For a fat person, exercise is a 'weight-loss' thing to do; you walk into a gym and they bloody tell you how much weight you need to lose and how. As a child, I would play cricket; I enrolled myself in tennis classes; I enjoyed throwball; I sucked at kho-kho but played it nonetheless. As a child I loved dance class; I loved theatre. Somehow, in one way or the other, society found it necessary to inform me that fat people don't do these things; that fat actresses can't be 'heroines', that I should stick to recitation for Teachers' Day celebrations (dancing isn't my thing; despite the fairly awesome scores I got in my practical dance examination and all that) and that sports are for winning and fat people aren't fast enough or good enough to win, so bye-bye. And as a child, I didn't know better than to believe those who told me these things were out of my reach - my slim peers, my teachers (yeah, one used me as an example of  'something you'd weigh in tonnes'). Now I look back and feel stupid about letting myself be defined by selfish, oppressive gits, but it is hard to unlearn things you've spent a good part of your life internalising. I was told I could not possibly be sexually attractive; years after these comments, I still can't be physically intimate with anyone because I'm fucking scared they will find me repulsive, and leave.

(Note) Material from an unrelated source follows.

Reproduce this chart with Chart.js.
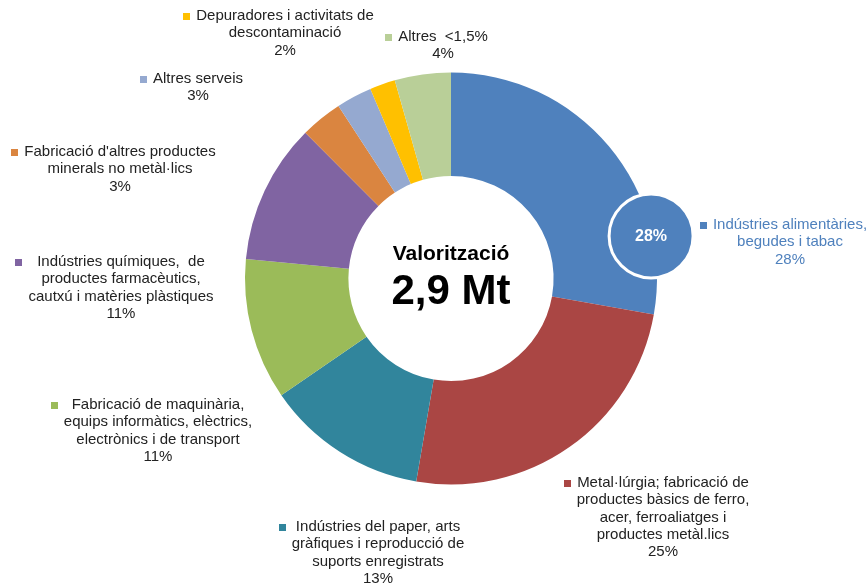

So, one by one, I stopped doing all of the physical exercise I enjoyed doing. As a rebellious adolescent, I let myself go--ate all the fatty food I could lay my hands on, dressed in baggy clothes, stopped exercising--in order to stick a finger up at society. Then the same god-damned society came back to me and said, "Sorry bro, you're fat, you need to exercise." Well, yeah, that is what I was doing, isn't it? Instead, now, I must 'work out' because it will make me 'feel good' in gyms or in my house watching youtube videos, with the sole objective of losing weight being healthy. There are some who go at it with maniacal persistence. I do not have that sort of tenacity, because I do not care as much. But what I find really saddening is that I was exercising, I was healthy, and I was doing things I enjoyed. And now I am struggling with myself, in order to get my lazy butt up to go for walks and do a crunch or two. I wonder at the hypocrisy of it all.

PS: For those who write back, if anybody writes back, saying "but you can play tennis, dance blah blah blah again" yes, I am aware; just being able to do it despite years of conditioning telling you otherwise isn't really cake-walk. It is doubting myself, all the time; it is feeling like a repulsive being because of the tyres and the stretch marks; it's wondering whether it's worth it, just to hear those comments again. This isn't to make myself out to be some sort of victim or anything, it's merely to point out that the 'self-help' rhetoric sounds like synchronised farting sometimes.

PPS: I don't know whether people ordinarily face up with this, so maybe the use of the term 'society' is unfair. Possibly I was stuck with an especially despicable sample.

PPPS: It's all a capitalist conspiracy, really; make no clothes that fit the fat folk (or call it the Plus size and charge them double the price), shame them into going to the gym (guaranteed weight loss) and laugh all the way to the bank.